Challenge: Where a line contains the string "with", copy that line.

Data extract:
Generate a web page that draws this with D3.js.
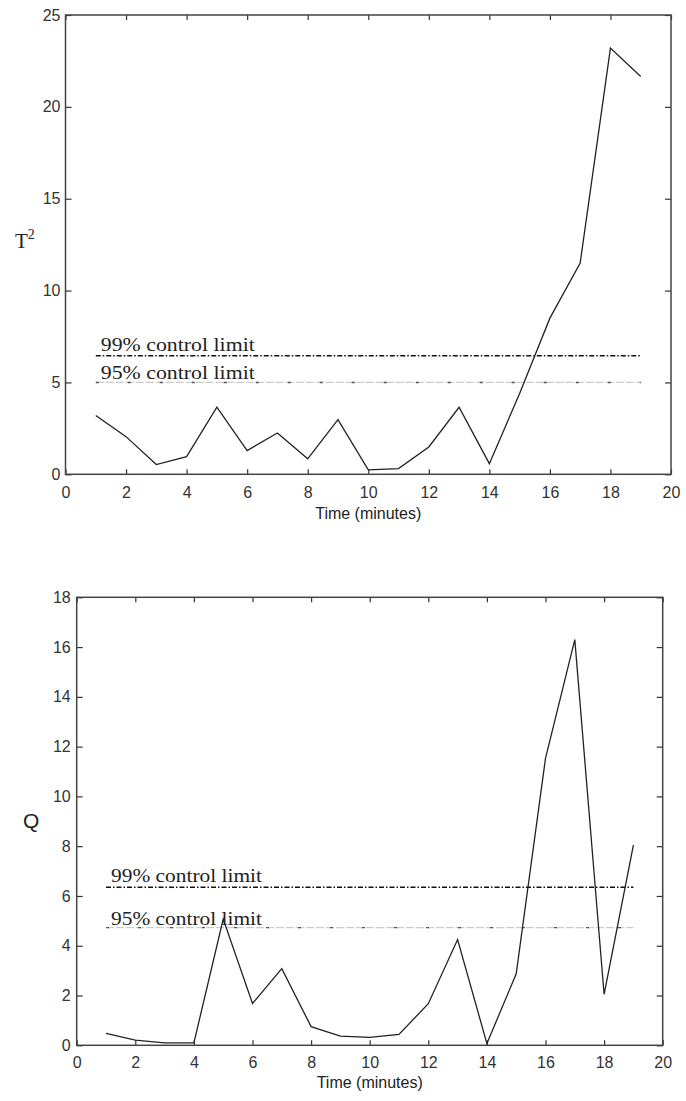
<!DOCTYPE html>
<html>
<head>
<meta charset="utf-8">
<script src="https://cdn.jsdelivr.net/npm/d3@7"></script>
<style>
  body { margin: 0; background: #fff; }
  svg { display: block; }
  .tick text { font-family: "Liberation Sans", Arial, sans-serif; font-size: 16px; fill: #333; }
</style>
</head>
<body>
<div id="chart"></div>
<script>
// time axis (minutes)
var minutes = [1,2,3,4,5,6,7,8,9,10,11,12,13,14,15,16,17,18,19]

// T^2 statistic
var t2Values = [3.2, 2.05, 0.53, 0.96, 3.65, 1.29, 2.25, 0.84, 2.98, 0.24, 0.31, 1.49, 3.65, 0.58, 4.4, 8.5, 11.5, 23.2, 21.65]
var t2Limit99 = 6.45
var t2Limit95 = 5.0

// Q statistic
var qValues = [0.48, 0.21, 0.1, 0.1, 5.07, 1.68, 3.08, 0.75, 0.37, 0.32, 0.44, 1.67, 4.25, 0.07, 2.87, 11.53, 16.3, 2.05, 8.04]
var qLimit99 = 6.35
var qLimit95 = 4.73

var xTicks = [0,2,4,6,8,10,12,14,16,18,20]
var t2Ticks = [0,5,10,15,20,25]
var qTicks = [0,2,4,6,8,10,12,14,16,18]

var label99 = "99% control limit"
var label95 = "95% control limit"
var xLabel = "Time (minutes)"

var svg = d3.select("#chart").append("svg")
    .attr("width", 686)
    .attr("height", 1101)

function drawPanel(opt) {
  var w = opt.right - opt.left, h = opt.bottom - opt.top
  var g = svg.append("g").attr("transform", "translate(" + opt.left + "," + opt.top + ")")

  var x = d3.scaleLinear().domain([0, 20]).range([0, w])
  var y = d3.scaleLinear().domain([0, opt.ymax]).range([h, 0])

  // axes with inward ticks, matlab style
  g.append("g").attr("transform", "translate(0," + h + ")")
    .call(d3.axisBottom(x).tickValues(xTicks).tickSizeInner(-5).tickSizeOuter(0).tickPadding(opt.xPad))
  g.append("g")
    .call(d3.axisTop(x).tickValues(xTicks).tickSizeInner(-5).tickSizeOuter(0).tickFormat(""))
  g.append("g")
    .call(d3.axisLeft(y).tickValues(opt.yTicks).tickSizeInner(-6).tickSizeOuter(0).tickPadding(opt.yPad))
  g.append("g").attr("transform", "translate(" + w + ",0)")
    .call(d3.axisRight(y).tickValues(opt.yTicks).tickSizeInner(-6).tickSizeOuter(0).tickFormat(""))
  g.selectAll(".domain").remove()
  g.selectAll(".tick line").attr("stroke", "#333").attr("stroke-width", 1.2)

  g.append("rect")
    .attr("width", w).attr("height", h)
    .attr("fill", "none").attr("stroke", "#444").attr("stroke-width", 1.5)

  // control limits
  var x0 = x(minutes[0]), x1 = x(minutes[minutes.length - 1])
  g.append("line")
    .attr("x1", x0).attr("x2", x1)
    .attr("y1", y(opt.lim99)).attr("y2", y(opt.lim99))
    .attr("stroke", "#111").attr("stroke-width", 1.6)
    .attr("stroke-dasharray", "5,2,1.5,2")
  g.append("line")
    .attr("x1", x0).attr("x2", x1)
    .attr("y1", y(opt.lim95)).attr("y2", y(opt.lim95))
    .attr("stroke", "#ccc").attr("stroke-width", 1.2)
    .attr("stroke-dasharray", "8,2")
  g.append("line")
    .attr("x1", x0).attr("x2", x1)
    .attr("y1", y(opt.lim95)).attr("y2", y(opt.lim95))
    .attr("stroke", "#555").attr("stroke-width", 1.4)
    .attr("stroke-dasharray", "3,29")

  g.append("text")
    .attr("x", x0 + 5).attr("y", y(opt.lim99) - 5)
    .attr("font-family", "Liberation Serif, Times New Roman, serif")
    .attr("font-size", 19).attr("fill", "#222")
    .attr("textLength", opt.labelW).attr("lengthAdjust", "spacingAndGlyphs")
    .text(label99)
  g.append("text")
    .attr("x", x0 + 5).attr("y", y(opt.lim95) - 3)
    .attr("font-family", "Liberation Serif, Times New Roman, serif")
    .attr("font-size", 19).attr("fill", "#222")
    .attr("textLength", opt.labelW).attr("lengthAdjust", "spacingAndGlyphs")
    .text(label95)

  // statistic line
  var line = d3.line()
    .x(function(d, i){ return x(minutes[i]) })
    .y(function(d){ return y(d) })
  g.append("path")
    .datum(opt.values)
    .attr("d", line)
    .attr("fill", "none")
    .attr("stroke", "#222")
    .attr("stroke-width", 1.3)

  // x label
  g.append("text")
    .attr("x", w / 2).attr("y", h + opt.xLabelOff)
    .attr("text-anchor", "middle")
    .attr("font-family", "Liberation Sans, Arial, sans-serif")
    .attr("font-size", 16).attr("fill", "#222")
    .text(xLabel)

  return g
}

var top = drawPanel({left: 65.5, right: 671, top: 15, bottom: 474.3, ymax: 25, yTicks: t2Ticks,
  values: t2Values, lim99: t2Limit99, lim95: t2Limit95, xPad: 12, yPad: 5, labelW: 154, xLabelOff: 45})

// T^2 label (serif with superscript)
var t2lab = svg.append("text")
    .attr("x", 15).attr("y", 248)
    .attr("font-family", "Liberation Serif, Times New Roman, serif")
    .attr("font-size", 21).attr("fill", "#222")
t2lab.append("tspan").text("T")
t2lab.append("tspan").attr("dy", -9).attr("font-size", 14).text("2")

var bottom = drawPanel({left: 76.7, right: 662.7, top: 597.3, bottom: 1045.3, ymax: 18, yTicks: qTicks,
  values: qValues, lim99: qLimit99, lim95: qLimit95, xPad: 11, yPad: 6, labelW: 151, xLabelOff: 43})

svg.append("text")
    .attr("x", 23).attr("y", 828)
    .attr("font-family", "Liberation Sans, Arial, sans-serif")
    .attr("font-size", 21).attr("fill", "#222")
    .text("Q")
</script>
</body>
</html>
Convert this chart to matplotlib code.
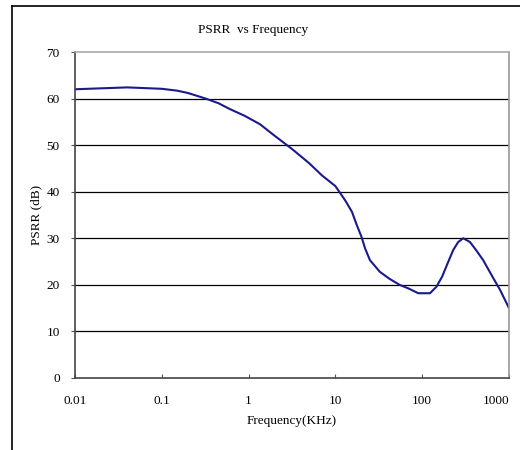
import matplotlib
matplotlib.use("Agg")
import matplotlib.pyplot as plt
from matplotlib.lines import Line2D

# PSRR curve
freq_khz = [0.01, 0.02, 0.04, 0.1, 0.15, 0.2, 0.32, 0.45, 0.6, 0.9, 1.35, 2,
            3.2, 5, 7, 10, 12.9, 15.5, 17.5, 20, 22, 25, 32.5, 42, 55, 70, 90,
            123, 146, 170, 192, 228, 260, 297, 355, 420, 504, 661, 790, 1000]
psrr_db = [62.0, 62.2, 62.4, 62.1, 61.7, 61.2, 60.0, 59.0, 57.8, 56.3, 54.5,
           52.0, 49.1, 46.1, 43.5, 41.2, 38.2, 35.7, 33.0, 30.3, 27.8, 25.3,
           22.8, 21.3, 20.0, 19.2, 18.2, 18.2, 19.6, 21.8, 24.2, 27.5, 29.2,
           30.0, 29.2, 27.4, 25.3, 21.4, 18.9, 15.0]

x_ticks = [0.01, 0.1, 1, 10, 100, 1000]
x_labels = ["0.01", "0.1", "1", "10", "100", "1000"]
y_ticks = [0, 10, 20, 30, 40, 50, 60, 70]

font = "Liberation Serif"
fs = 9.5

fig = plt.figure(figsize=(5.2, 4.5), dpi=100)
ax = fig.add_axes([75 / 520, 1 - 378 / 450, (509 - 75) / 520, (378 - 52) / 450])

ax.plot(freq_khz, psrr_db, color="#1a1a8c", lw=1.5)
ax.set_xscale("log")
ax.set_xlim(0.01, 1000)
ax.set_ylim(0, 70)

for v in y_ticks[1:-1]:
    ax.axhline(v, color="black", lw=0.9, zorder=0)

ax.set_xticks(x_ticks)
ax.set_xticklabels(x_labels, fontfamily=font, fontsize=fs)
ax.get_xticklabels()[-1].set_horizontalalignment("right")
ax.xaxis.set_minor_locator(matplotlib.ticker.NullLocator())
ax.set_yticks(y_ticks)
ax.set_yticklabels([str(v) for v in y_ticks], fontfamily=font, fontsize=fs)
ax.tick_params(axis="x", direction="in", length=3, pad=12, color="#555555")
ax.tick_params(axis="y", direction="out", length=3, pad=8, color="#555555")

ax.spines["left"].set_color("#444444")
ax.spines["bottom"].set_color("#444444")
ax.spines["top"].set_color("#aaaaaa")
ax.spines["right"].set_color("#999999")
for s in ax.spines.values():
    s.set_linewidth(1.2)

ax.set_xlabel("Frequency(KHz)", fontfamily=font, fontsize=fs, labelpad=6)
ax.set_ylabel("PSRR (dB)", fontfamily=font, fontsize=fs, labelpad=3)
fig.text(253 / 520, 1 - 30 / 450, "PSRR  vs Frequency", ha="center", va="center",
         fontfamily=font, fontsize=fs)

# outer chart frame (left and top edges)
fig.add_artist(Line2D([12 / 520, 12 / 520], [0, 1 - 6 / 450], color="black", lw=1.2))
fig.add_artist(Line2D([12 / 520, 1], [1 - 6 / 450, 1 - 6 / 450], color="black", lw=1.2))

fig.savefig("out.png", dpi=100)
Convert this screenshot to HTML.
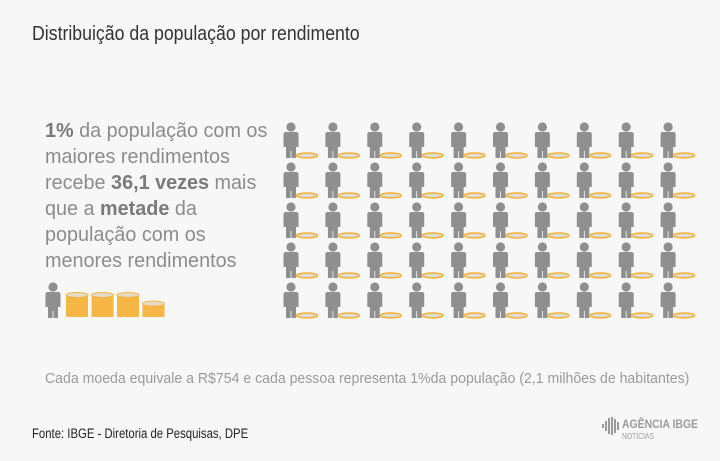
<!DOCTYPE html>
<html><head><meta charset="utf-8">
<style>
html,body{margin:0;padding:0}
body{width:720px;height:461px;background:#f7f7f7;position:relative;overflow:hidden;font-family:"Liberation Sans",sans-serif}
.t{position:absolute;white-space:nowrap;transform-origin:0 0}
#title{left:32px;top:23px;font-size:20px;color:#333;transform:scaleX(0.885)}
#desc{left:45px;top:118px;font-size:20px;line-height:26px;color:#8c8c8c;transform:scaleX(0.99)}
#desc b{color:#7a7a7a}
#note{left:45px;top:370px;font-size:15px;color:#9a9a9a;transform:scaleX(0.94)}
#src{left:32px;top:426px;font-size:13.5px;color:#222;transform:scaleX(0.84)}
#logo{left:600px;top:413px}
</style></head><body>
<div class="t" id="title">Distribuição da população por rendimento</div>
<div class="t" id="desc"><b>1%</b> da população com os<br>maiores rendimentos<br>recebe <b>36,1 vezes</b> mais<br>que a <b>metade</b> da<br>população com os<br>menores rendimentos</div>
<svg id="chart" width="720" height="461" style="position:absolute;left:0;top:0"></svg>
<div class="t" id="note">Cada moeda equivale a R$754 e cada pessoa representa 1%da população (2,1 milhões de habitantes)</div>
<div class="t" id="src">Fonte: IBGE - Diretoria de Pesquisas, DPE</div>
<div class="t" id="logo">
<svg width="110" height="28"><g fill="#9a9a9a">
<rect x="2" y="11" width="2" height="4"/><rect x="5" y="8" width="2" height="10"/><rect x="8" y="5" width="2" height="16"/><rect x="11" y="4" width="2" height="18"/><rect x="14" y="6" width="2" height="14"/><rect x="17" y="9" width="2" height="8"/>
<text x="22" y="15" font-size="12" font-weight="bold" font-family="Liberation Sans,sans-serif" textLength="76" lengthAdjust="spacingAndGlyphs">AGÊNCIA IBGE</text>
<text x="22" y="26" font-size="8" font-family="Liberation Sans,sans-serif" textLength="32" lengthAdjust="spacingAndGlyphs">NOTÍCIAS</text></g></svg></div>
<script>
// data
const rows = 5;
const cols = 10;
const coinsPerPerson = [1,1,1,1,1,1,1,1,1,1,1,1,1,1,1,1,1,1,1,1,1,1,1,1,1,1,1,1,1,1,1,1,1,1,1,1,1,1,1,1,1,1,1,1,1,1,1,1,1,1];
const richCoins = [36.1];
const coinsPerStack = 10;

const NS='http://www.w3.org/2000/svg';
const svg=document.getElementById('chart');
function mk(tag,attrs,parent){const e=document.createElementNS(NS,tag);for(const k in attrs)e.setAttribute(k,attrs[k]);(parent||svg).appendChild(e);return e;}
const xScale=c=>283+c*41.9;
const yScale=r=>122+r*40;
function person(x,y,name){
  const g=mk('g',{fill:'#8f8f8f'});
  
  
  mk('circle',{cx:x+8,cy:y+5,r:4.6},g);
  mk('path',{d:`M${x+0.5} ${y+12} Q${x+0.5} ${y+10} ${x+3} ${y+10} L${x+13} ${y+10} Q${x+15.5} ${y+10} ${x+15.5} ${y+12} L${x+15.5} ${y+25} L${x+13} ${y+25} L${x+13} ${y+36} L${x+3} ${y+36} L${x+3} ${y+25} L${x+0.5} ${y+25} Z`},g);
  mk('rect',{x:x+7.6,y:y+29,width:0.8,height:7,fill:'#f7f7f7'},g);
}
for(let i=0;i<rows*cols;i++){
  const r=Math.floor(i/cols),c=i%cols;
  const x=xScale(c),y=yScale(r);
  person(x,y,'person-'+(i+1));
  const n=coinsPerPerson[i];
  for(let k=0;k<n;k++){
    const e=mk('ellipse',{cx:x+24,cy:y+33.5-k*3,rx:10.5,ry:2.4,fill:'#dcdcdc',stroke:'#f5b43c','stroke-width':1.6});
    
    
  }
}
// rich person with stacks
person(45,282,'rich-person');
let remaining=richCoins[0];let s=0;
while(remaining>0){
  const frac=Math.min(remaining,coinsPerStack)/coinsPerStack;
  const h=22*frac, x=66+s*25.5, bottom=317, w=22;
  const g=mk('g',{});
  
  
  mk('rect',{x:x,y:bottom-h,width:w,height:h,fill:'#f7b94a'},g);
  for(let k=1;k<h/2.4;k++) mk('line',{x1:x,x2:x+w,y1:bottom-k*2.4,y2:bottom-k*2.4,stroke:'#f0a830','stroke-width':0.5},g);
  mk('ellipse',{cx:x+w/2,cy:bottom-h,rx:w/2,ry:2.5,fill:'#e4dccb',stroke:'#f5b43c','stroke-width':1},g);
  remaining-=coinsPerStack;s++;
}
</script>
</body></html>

Response to the exercise:
Generate a web page that draws this with D3.js.
  // axes with inward ticks, matlab style
// T^2 label (serif with superscript)
// rich person with stacks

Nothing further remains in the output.